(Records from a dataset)
+++

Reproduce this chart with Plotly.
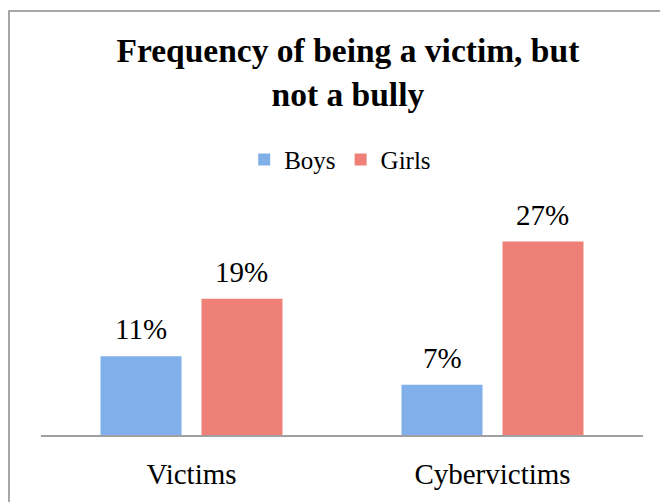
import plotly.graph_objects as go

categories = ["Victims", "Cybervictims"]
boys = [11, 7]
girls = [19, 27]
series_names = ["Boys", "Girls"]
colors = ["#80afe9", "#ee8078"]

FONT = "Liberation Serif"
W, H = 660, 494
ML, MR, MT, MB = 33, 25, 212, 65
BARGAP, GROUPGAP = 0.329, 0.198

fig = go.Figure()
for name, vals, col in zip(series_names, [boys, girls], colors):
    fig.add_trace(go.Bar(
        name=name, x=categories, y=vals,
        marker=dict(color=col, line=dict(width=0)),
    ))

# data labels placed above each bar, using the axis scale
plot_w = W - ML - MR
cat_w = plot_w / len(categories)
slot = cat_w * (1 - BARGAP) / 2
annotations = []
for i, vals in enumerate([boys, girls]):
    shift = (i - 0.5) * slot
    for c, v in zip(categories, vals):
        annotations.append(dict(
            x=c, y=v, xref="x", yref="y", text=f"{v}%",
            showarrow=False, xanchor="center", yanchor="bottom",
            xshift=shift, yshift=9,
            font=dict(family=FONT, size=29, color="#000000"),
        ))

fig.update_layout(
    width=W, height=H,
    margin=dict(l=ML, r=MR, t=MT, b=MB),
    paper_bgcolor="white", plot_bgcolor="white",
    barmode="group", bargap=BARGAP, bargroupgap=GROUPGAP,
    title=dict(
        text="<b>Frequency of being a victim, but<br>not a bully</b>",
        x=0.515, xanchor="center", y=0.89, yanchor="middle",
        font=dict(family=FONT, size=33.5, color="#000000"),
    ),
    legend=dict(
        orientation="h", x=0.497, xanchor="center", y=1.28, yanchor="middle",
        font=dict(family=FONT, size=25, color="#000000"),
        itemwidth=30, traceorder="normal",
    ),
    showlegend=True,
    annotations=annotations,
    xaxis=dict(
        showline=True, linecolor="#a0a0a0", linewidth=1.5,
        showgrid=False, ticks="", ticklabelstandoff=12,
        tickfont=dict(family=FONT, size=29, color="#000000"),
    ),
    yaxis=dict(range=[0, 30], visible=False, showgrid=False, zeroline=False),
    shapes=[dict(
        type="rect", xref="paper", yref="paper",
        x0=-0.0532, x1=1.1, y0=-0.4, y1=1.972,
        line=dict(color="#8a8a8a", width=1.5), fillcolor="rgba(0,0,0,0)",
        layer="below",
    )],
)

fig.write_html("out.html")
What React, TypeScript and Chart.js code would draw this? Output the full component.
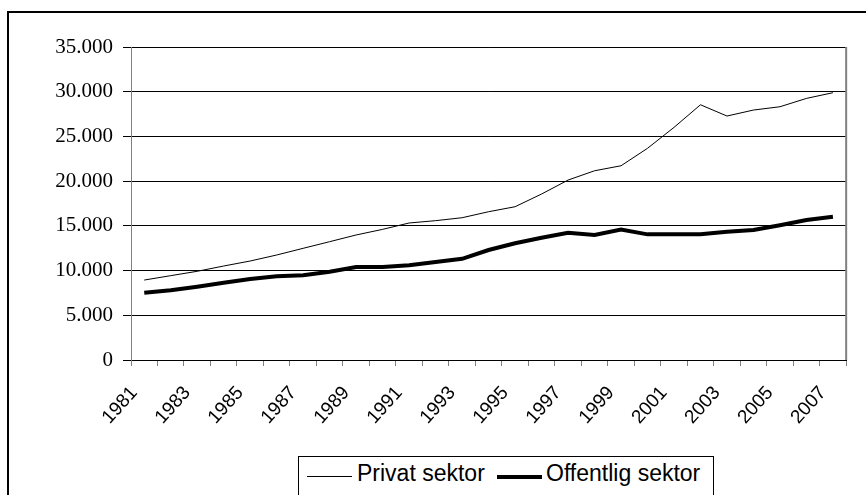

+++

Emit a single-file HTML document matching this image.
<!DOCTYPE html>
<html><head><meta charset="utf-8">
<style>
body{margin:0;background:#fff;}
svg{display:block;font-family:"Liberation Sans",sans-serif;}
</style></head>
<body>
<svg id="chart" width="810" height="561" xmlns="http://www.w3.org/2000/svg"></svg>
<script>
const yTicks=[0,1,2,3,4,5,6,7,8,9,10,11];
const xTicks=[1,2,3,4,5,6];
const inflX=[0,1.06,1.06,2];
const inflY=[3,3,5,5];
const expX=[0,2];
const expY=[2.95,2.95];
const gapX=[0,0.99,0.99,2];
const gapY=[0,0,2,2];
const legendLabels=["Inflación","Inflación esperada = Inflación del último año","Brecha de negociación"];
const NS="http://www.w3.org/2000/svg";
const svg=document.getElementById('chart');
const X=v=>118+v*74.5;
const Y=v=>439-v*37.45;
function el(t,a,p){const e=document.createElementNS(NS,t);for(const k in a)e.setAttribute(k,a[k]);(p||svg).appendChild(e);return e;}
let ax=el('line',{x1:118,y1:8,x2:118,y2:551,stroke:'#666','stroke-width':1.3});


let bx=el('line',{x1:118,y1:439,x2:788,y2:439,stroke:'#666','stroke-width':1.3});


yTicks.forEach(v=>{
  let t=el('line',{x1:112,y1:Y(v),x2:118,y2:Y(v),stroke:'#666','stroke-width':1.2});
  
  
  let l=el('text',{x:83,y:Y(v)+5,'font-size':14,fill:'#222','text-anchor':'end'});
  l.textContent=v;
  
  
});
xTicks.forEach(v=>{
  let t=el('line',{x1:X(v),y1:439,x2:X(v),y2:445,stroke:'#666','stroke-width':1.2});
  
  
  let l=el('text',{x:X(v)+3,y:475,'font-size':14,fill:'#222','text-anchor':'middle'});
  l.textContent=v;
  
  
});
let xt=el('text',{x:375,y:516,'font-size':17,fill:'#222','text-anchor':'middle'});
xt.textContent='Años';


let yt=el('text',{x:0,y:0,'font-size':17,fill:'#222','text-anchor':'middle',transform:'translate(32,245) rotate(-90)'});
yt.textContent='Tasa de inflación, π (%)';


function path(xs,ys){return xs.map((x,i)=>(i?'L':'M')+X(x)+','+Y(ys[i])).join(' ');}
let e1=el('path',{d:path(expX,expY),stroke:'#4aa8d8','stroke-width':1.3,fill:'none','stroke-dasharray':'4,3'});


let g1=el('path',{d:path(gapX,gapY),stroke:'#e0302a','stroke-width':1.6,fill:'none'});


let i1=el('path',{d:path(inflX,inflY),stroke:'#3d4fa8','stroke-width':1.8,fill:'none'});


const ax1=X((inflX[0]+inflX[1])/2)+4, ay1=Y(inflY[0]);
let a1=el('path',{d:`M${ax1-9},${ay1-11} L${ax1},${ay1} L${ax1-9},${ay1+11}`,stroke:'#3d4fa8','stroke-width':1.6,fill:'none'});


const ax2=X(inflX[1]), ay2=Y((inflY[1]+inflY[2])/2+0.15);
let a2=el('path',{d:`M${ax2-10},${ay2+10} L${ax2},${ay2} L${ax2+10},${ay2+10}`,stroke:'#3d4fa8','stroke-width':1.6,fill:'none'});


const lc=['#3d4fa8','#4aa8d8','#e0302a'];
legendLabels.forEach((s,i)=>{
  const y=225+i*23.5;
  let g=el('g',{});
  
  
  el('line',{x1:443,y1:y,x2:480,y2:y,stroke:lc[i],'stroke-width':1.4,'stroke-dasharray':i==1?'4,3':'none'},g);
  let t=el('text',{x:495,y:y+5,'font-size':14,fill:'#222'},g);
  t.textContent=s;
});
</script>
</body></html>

+++

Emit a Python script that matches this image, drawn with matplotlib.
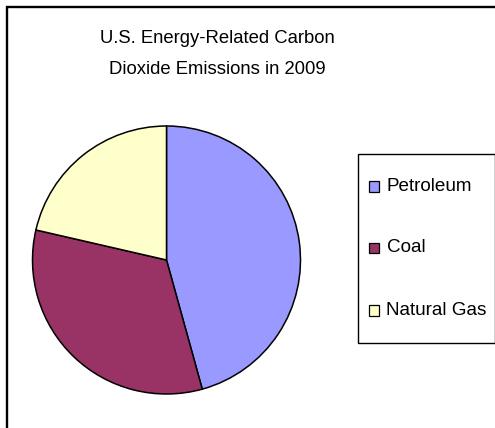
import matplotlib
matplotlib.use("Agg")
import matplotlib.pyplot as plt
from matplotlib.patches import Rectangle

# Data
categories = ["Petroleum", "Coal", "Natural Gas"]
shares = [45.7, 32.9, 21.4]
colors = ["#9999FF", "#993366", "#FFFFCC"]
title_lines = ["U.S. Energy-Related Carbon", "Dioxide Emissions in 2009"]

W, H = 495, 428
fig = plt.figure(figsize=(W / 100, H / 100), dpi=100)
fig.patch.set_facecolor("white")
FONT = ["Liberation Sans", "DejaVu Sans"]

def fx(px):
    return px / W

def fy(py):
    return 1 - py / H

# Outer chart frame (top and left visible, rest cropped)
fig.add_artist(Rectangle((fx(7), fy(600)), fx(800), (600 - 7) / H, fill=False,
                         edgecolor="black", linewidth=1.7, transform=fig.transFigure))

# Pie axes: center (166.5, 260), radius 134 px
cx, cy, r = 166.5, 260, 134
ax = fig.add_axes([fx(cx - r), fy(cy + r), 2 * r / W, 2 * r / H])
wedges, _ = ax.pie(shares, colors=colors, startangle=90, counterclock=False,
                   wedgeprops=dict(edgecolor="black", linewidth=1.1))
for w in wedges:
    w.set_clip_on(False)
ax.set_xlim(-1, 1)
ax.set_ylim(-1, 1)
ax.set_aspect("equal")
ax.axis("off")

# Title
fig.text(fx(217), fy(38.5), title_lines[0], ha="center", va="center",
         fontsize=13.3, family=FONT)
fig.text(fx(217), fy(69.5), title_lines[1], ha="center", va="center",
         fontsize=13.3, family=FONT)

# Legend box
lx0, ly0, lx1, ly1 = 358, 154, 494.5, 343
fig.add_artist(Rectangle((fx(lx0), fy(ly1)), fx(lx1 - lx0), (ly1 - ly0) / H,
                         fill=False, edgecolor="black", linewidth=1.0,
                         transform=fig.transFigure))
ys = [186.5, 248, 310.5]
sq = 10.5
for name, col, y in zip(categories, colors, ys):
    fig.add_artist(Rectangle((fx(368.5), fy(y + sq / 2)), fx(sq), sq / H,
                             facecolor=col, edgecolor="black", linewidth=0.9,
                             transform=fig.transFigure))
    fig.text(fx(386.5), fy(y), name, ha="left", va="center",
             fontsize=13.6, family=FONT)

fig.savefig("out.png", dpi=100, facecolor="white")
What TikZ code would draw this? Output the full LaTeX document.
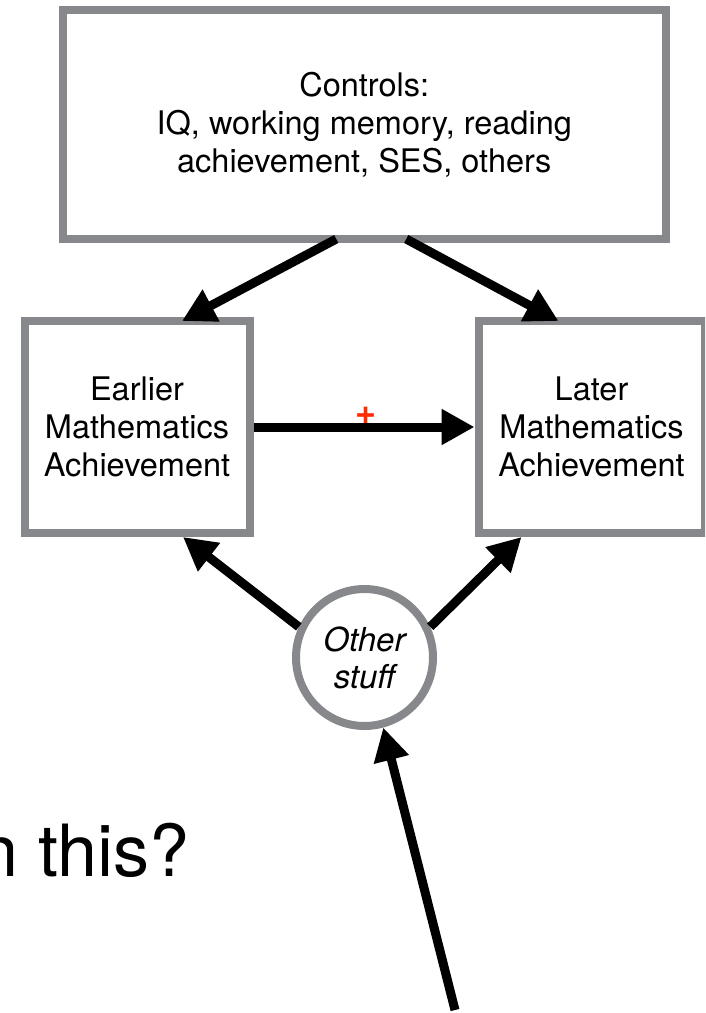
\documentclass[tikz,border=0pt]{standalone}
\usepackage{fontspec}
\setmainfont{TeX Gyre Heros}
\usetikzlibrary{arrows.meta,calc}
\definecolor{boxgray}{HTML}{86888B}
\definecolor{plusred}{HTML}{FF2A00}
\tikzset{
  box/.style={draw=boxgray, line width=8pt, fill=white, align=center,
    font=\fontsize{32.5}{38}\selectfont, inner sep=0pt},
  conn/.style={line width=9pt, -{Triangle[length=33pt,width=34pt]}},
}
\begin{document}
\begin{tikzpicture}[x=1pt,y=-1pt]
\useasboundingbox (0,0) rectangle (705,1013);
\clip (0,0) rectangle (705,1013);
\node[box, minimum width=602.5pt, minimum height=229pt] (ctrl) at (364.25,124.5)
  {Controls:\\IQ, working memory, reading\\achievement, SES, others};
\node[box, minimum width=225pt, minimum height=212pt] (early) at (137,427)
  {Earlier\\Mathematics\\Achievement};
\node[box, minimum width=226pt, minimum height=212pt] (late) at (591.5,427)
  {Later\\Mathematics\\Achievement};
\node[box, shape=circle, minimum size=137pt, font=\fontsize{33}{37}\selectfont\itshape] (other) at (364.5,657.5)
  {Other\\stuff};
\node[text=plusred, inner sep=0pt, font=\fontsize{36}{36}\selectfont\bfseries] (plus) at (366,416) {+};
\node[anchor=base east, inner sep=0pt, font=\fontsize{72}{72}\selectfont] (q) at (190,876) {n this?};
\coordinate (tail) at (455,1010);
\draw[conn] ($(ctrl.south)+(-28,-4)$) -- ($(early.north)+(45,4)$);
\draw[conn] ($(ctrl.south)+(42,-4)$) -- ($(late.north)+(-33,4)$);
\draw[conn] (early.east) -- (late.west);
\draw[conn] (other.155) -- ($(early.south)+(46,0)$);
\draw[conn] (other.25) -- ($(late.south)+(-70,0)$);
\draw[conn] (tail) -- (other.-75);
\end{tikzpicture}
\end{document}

+++

The request: Copy all the lines above that hold the string "with".

Complete answer:
Reproduce this chart with Plotly.
Emit a Python script that matches this image, drawn with matplotlib.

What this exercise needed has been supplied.